Для презентаций историй болезни, как разъяснил Хильдесхаймер, для сохранения врачебной тайны изменялись все сведения о пациенте, потенциально пригодные для идентификации личности: вместо имени использовали псевдоним, место работы не указывалось и так далее. В порядке дополнительной предосторожности буклеты вручали сотрудникам только в руки и никогда не рассылали по почте.
Из кипы бумаг на кушетке Михаэль извлек страницу, исписанную мелким неразборчивым почерком. Он внимательно ее прочел и спросил Хильдесхаймера, Евин ли это почерк. Профессор ответил утвердительно. Это был список литературы для курса, который она читала в Институте в последнем триместре. Михаэль из всего списка знал только Фрейда. Больше в комнате не оставалось ничего, где стоило бы поискать документы, списки имен, лекционные материалы, записные книжки и т. д.
Михаэль закурил сигарету, первую за то время, что они находились в доме. На столике между двумя мягкими креслами стояла пепельница. Там же лежала коробка с салфетками. Он отметил про себя, что, несмотря на внешнее сходство, в приемных Хильдесхаймера и Евы Нейдорф совершенно разная атмосфера. Эта комната была дамской. В шторах, ковре, драпировке кушетки преобладали красный и коричневый цвета. Кресла были посветлее, однако не шли ни в какое сравнение с бледными тонами гостиной. Не было внушительных абстрактных полотен, вроде тех, что украшали стены гостиной, — Михаэль ничего в них не понял, но цвета ему понравились. В приемной висели черно-белые гравюры и карандашные рисунки.
Он спросил Хильдесхаймера, где находится спальня.
— На втором этаже, — ответил тот сухо.
Михаэль почувствовал себя не совсем уютно — как ни старался, он не мог не думать о том, какие отношения связывали его с Евой. Поднимаясь по ступенькам наверх, он поинтересовался, часто ли они с Евой виделись. Хильдесхаймер ответил, что они встречались часто, в основном у Евы дома, но никуда не ходили вместе. Он относился к ней как к дочери… и не только. Уточнять, что значит «не только», Михаэль не решился.
В спальню Хильдесхаймер вошел без всякого замешательства, но лицо его исказилось от боли. Большое окно, белые занавески, широкая, аккуратно застеленная кровать, туалетный столик с косметикой, просторная гардеробная, на стенах работы Хокни с речными пейзажами. Михаэль обвел комнату взглядом, как объективом кинокамеры, и задержал его на стоящем на коврике чемодане.
Чемодан был не заперт. Михаэль присел на колени и осторожно выложил все содержимое на коврик: одежда, белье, косметика. Почему эта аккуратная женщина не разобрала чемодан сразу, как только пришла домой, и провела ли она хоть какое-то время в спальне, если учесть кларнетный квинтет в проигрывателе и пепельницу, полную окурков, рядом с одной из табуреток в гостиной.

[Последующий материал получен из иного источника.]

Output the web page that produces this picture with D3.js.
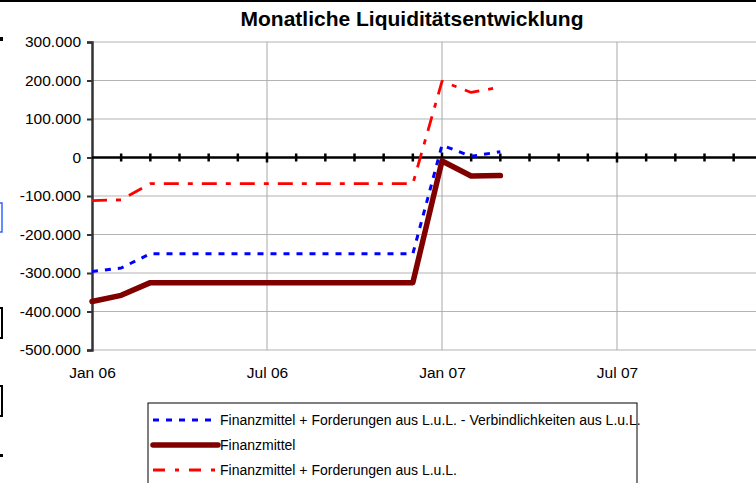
<!DOCTYPE html>
<html>
<head>
<meta charset="utf-8">
<script src="https://cdn.jsdelivr.net/npm/d3@7"></script>
<style>
  body { margin: 0; background: #fff; }
  svg { display: block; }
  svg text { font-family: "Liberation Sans", Arial, sans-serif; }
</style>
</head>
<body>
<div id="chart"></div>
<script>
// month index 0 = Jan 06
var months = [0, 1, 2, 3, 4, 5, 6, 7, 8, 9, 10, 11, 12, 13, 14];
var netto = [-296000, -287000, -250000, -250000, -250000, -250000, -250000, -250000, -250000, -250000, -250000, -250000, 32000, 3000, 15000];
var finanzmittel = [-374000, -358000, -325000, -325000, -325000, -325000, -325000, -325000, -325000, -325000, -325000, -325000, -9000, -48000, -47000];
var forderungen = [-112000, -110000, -68000, -68000, -68000, -68000, -68000, -68000, -68000, -68000, -68000, -68000, 198000, 169000, 183000];
var xTickMonths = [0, 6, 12, 18];
var xTickLabels = ["Jan 06", "Jul 06", "Jan 07", "Jul 07"];
var yTicks = [300000, 200000, 100000, 0, -100000, -200000, -300000, -400000, -500000];
var seriesNames = ["Finanzmittel + Forderungen aus L.u.L. - Verbindlichkeiten aus L.u.L.", "Finanzmittel", "Finanzmittel + Forderungen aus L.u.L."];

var svgWidth = 756;
var svgHeight = 483;
var margin = { left: 92, top: 42 };
var plotBottom = 350;

var svg = d3.select("#chart").append("svg")
  .attr("width", svgWidth)
  .attr("height", svgHeight);

// bits of neighbouring sheet cells on the left edge
svg.append("rect").attr("x", -4).attr("y", 37).attr("width", 7).attr("height", 4).attr("fill", "#000");
svg.append("rect").attr("x", -10).attr("y", 203).attr("width", 12).attr("height", 29)
  .attr("fill", "none").attr("stroke", "#3366ff").attr("stroke-width", 1.5);
svg.append("rect").attr("x", -10).attr("y", 308).attr("width", 12).attr("height", 30)
  .attr("fill", "none").attr("stroke", "#000").attr("stroke-width", 2);
svg.append("rect").attr("x", -10).attr("y", 386).attr("width", 12).attr("height", 30)
  .attr("fill", "none").attr("stroke", "#000").attr("stroke-width", 2);
svg.append("rect").attr("x", 0).attr("y", 454).attr("width", 3).attr("height", 3).attr("fill", "#000");

// top border of chart object
svg.append("line").attr("x1", 0).attr("x2", svgWidth).attr("y1", 1).attr("y2", 1)
  .attr("stroke", "#000").attr("stroke-width", 2);

var x = d3.scaleLinear().domain([0, 24]).range([margin.left, margin.left + 700]);
var y = d3.scaleLinear().domain([-500000, 300000]).range([plotBottom, margin.top]);

var de = d3.formatLocale({ decimal: ",", thousands: ".", grouping: [3], currency: ["", " €"], minus: "-" });
var fmt = de.format(",.0f");

// gridlines
svg.append("g").selectAll("line").data(yTicks).enter().append("line")
  .attr("x1", margin.left).attr("x2", svgWidth)
  .attr("y1", d => y(d)).attr("y2", d => y(d))
  .attr("stroke", "#b4b4b4").attr("stroke-width", 1.2);
svg.append("g").selectAll("line").data(xTickMonths.slice(1)).enter().append("line")
  .attr("x1", d => x(d)).attr("x2", d => x(d))
  .attr("y1", margin.top).attr("y2", plotBottom)
  .attr("stroke", "#a8a8a8").attr("stroke-width", 1);

// y axis
var yAxis = d3.axisLeft(y).tickValues(yTicks).tickFormat(fmt).tickSize(5).tickPadding(6);
var yG = svg.append("g").attr("transform", "translate(" + margin.left + ",0)").call(yAxis);
yG.select(".domain").attr("stroke", "#333").attr("stroke-width", 2.5);
yG.selectAll(".tick line").attr("stroke", "#333").attr("stroke-width", 2);
yG.selectAll("text").attr("font-size", 15.5).attr("fill", "#000");

// x labels at bottom
var xAxis = d3.axisBottom(x).tickValues(xTickMonths).tickFormat((d, i) => xTickLabels[i]).tickSize(0).tickPadding(17);
var xG = svg.append("g").attr("transform", "translate(0," + plotBottom + ")").call(xAxis);
xG.select(".domain").remove();
xG.selectAll("text").attr("font-size", 15.5).attr("fill", "#000");

// zero line with month ticks
svg.append("line").attr("x1", margin.left).attr("x2", svgWidth)
  .attr("y1", y(0)).attr("y2", y(0)).attr("stroke", "#000").attr("stroke-width", 2.5);
svg.append("g").selectAll("line").data(d3.range(1, 25)).enter().append("line")
  .attr("x1", d => x(d)).attr("x2", d => x(d))
  .attr("y1", d => y(0) - (d % 6 === 0 ? 5 : 4))
  .attr("y2", d => y(0) + (d % 6 === 0 ? 5 : 4))
  .attr("stroke", "#000").attr("stroke-width", 2.5);

// series
var styles = [
  { color: "#0000ff", width: 3, dash: "6,7" },
  { color: "#800000", width: 5.5, dash: null },
  { color: "#ff0000", width: 2.8, dash: "15,9,5,9" }
];
var seriesData = [netto, finanzmittel, forderungen];
var line = d3.line().x((d, i) => x(months[i])).y(d => y(d));

[2, 0, 1].forEach(function (k) {
  svg.append("path").datum(seriesData[k])
    .attr("d", line)
    .attr("fill", "none")
    .attr("stroke", styles[k].color)
    .attr("stroke-width", styles[k].width)
    .attr("stroke-dasharray", styles[k].dash)
    .attr("stroke-linecap", k === 1 ? "round" : "butt")
    .attr("stroke-linejoin", "round");
});

// title
svg.append("text").attr("x", 412).attr("y", 26)
  .attr("text-anchor", "middle").attr("font-size", 21).attr("font-weight", "bold")
  .text("Monatliche Liquiditätsentwicklung");

// legend
var legend = svg.append("g");
legend.append("rect").attr("x", 148).attr("y", 403).attr("width", 489).attr("height", 100)
  .attr("fill", "#fff").attr("stroke", "#000").attr("stroke-width", 1);
var rowsY = [420, 445, 470];
seriesNames.forEach(function (name, k) {
  legend.append("line").attr("x1", 153).attr("x2", 218)
    .attr("y1", rowsY[k]).attr("y2", rowsY[k])
    .attr("stroke", styles[k].color).attr("stroke-width", styles[k].width)
    .attr("stroke-dasharray", k === 2 ? "12,10,4,10" : styles[k].dash)
    .attr("stroke-linecap", k === 1 ? "round" : "butt");
  legend.append("text").attr("x", 220).attr("y", rowsY[k] + 5)
    .attr("font-size", 14).text(name);
});
</script>
</body>
</html>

Он осмотрел все отделения чемодана, после чего обернулся к Хильдесхаймеру — тот все еще стоял в дверях — и отрицательно помотал головой. Ни записной книжки, ни лекции, ни записок — ничего.
Было два часа ночи, когда главный инспектор Охайон позвонил в диспетчерскую из спальни Евы Нейдорф, продиктовал ее адрес и попросил прислать команду для обыска.
— И еще пришлите специалиста по отпечаткам из отдела судебной экспертизы, — добавил он устало.
Он окинул комнату скептическим взглядом. Она выглядела безжизненной, как будто долгие годы стояла нежилой, однако выделялось несколько мест, где совсем не было пыли. Михаэль прекрасно понял, что это означало.
— Тут определенно кто-то побывал. Работал чисто — отпечатков нет.
Они спустились в гостиную и стали дожидаться полицию.